Challenge =>
Starting at the first line of the listing below, repeat each line exactly until the line containing "var yTicks = [59.4, 59.5, 59.6, 59.7, 59.8, 59.9];", which you include. Leave out pictures.

Information supplied =>

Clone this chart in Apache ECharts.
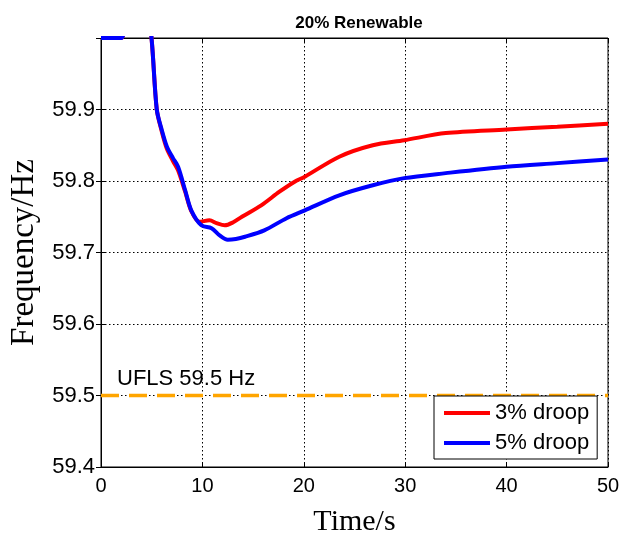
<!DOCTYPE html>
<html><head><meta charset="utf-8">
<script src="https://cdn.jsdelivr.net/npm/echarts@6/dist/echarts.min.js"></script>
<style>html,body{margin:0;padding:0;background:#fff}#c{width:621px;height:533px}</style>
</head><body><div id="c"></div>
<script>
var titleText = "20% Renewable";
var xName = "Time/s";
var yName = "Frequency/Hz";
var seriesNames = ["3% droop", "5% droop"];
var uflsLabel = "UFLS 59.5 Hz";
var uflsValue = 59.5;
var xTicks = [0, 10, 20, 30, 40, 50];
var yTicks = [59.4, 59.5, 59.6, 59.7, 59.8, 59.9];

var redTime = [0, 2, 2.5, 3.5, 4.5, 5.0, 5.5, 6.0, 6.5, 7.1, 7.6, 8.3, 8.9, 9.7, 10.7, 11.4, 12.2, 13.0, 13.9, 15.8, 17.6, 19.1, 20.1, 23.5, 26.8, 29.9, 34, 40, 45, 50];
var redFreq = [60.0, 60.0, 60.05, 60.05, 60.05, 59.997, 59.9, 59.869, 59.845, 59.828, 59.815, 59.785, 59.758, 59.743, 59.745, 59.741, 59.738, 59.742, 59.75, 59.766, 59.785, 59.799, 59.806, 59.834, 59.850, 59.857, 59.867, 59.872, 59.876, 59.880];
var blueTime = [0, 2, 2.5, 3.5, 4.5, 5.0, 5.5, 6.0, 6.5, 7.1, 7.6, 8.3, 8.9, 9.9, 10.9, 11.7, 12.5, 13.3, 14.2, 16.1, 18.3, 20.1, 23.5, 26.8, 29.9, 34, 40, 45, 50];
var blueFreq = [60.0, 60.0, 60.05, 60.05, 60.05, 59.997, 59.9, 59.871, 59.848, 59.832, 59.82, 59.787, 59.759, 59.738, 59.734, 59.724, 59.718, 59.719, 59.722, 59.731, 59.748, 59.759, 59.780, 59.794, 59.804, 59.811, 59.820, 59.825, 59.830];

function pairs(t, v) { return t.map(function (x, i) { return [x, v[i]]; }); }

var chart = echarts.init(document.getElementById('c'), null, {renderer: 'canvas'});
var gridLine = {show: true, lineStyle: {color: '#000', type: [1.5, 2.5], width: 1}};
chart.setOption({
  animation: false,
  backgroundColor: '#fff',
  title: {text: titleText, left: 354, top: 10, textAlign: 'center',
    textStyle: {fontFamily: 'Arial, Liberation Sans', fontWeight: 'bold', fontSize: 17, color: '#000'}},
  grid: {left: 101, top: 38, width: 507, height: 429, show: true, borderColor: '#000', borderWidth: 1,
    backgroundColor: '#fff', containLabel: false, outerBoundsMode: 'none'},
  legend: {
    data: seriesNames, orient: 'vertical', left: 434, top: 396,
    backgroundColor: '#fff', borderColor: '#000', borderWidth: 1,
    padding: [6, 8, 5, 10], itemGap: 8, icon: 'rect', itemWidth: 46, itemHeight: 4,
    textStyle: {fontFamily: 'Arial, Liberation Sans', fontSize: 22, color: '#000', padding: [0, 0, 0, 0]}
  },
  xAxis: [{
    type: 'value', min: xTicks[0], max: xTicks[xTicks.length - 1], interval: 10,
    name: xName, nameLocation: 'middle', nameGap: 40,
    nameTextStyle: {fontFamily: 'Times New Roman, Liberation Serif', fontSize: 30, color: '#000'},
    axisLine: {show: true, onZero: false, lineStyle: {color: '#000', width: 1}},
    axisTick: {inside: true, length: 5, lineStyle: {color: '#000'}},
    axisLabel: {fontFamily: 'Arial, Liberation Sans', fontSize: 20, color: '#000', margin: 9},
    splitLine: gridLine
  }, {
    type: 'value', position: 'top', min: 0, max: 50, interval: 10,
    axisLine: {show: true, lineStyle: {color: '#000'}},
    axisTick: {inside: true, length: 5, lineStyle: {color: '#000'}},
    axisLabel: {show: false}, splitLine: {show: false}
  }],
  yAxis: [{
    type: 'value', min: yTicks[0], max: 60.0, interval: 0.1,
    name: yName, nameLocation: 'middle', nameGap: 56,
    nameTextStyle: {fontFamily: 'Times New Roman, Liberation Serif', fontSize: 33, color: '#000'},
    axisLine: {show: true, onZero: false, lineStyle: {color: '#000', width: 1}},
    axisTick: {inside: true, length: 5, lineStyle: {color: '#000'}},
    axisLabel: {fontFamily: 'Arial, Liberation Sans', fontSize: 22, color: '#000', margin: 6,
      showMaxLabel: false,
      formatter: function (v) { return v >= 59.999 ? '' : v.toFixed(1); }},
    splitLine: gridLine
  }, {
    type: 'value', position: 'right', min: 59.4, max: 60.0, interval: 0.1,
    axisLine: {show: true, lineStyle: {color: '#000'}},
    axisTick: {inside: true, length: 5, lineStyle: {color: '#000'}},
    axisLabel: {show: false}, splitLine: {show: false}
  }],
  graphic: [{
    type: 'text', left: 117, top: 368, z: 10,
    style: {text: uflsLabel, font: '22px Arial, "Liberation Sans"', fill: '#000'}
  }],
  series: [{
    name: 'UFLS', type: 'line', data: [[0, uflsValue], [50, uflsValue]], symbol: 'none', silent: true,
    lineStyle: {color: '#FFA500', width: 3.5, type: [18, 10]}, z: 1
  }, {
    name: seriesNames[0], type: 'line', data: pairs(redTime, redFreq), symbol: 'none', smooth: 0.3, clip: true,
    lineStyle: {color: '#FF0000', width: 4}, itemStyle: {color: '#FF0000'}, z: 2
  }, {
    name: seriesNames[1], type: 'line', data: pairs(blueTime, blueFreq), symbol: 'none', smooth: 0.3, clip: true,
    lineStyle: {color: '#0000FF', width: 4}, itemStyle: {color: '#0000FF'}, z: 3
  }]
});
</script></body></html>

Solved exercise =>
Clone this chart in Apache ECharts.
<!DOCTYPE html>
<html><head><meta charset="utf-8">
<script src="https://cdn.jsdelivr.net/npm/echarts@6/dist/echarts.min.js"></script>
<style>html,body{margin:0;padding:0;background:#fff}#c{width:621px;height:533px}</style>
</head><body><div id="c"></div>
<script>
var titleText = "20% Renewable";
var xName = "Time/s";
var yName = "Frequency/Hz";
var seriesNames = ["3% droop", "5% droop"];
var uflsLabel = "UFLS 59.5 Hz";
var uflsValue = 59.5;
var xTicks = [0, 10, 20, 30, 40, 50];
var yTicks = [59.4, 59.5, 59.6, 59.7, 59.8, 59.9];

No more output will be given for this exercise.